= What the task asks =
From the first line of the data down to and including the line with "const bdx = DX", copy everything exactly, leaving out pictures.

= Information supplied =
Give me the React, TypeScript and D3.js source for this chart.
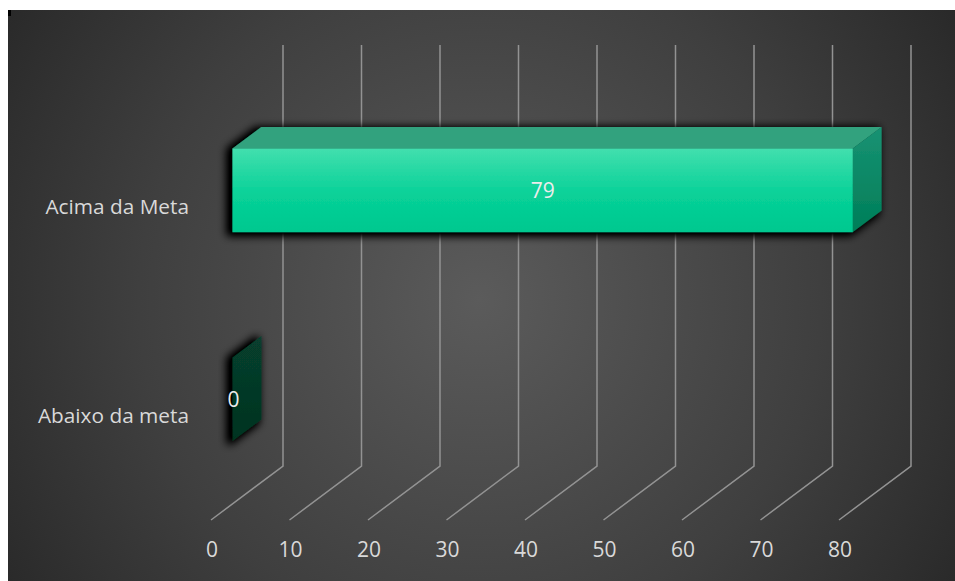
import React from "react";
import * as d3 from "d3";

const categories = ["Acima da Meta", "Abaixo da meta"];
const values = [79, 0];
const tickValues = [0, 10, 20, 30, 40, 50, 60, 70, 80];

const W = 955;
const H = 581;
// depth vector of the 3D floor
const DX = 72;
const DY = -54;
const FRONT = 0.3;
const BACK = 0.7;

export default function App() {
  const x = d3.scaleLinear().domain([0, 80]).range([211, 839]);
  const y = d3.scaleBand<string>().domain(categories).range([102, 520]).padding(0);
  const barH = y.bandwidth() * 0.4;
  const floorY = 520;
  const topY = 45;
  const fdx = DX * FRONT, fdy = DY * FRONT;
  const bdx = DX * (BACK - FRONT), bdy = DY * (BACK - FRONT);

  const pts = (arr: number[][]) => arr.map((p) => p.join(",")).join(" ");
  const font = "'Open Sans', sans-serif";

  return (
    <svg width={W} height={H} style={{ display: "block", position: "absolute", left: 0, top: 0 }}>
      <defs>
        <radialGradient id="bg" gradientUnits="userSpaceOnUse" cx={480} cy={300} r={620}>
          <stop offset="0" stopColor="#5b5b5b" />
          <stop offset="0.55" stopColor="#3f3f3f" />
          <stop offset="1" stopColor="#232323" />
        </radialGradient>
        <linearGradient id="front" x1="0" y1="0" x2="0" y2="1">
          <stop offset="0" stopColor="#42dfae" />
          <stop offset="0.55" stopColor="#08d198" />
          <stop offset="1" stopColor="#00c88f" />
        </linearGradient>
        <linearGradient id="side" x1="0" y1="0" x2="0" y2="1">
          <stop offset="0" stopColor="#179273" />
          <stop offset="1" stopColor="#007e58" />
        </linearGradient>
        <linearGradient id="side0" x1="0" y1="0" x2="0" y2="1">
          <stop offset="0" stopColor="#073f2e" />
          <stop offset="1" stopColor="#04331f" />
        </linearGradient>
        <filter id="shadow" x="-50%" y="-50%" width="200%" height="200%">
          <feMorphology in="SourceAlpha" operator="dilate" radius={2} result="d" />
          <feGaussianBlur in="d" stdDeviation={4.5} result="b" />
          <feOffset in="b" dx={-4} dy={2} result="o" />
          <feComponentTransfer in="o" result="s">
            <feFuncA type="linear" slope={1.3} />
          </feComponentTransfer>
          <feMerge>
            <feMergeNode in="s" />
            <feMergeNode in="SourceGraphic" />
          </feMerge>
        </filter>
      </defs>
      <g>
        <rect x={8} y={10} width={947} height={571} fill="url(#bg)" />
        <rect x={8} y={10} width={3} height={6} fill="#000" />

        {/* gridlines */}
        {tickValues.map((t) => (
          <polyline
            key={t}
            points={pts([
              [x(t), floorY],
              [x(t) + DX, floorY + DY],
              [x(t) + DX, topY],
            ])}
            fill="none"
            stroke="#939393"
            strokeWidth={1.5}
          />
        ))}

        {/* bars */}
        {categories.map((c, i) => {
          const v = values[i];
          const cy = (y(c) as number) + y.bandwidth() / 2;
          const x0 = x(0) + fdx;
          const x1 = x(v) + fdx;
          const yt = cy - barH / 2 + fdy;
          const yb = cy + barH / 2 + fdy;
          const sideFill = v === 0 ? "url(#side0)" : "url(#side)";
          return (
            <g key={c}>
              <g filter="url(#shadow)">
                {v > 0 && (
                  <polygon
                    points={pts([
                      [x0, yt],
                      [x0 + bdx, yt + bdy],
                      [x1 + bdx, yt + bdy],
                      [x1, yt],
                    ])}
                    fill="#33a27e"
                  />
                )}
                <polygon
                  points={pts([
                    [x1, yt],
                    [x1 + bdx, yt + bdy],
                    [x1 + bdx, yb + bdy],
                    [x1, yb],
                  ])}
                  fill={sideFill}
                />
                {v > 0 && <rect x={x0} y={yt} width={x1 - x0} height={yb - yt} fill="url(#front)" />}
              </g>
              <text
                x={v > 0 ? (x0 + x1) / 2 : x1 + 1}
                y={cy + fdy}
                dy="0.35em"
                textAnchor="middle"
                fontFamily={font}
                fontSize={21}
                fill="#ececec"
              >
                {v}
              </text>
            </g>
          );
        })}

        {/* category labels */}
        {categories.map((c) => (
          <text
            key={c}
            x={189}
            y={(y(c) as number) + y.bandwidth() / 2}
            dy="0.35em"
            textAnchor="end"
            fontFamily={font}
            fontSize={20.8}
            fill="#d9d9d9"
          >
            {c}
          </text>
        ))}

        {/* value axis labels */}
        {tickValues.map((t) => (
          <text
            key={t}
            x={x(t) + 1}
            y={550}
            dy="0.35em"
            textAnchor="middle"
            fontFamily={font}
            fontSize={21}
            fill="#d9d9d9"
          >
            {t}
          </text>
        ))}
      </g>
    </svg>
  );
}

= Answer to the task =
Give me the React, TypeScript and D3.js source for this chart.
import React from "react";
import * as d3 from "d3";

const categories = ["Acima da Meta", "Abaixo da meta"];
const values = [79, 0];
const tickValues = [0, 10, 20, 30, 40, 50, 60, 70, 80];

const W = 955;
const H = 581;
// depth vector of the 3D floor
const DX = 72;
const DY = -54;
const FRONT = 0.3;
const BACK = 0.7;

export default function App() {
  const x = d3.scaleLinear().domain([0, 80]).range([211, 839]);
  const y = d3.scaleBand<string>().domain(categories).range([102, 520]).padding(0);
  const barH = y.bandwidth() * 0.4;
  const floorY = 520;
  const topY = 45;
  const fdx = DX * FRONT, fdy = DY * FRONT;
  const bdx = DX * (BACK - FRONT), bdy = DY * (BACK - FRONT);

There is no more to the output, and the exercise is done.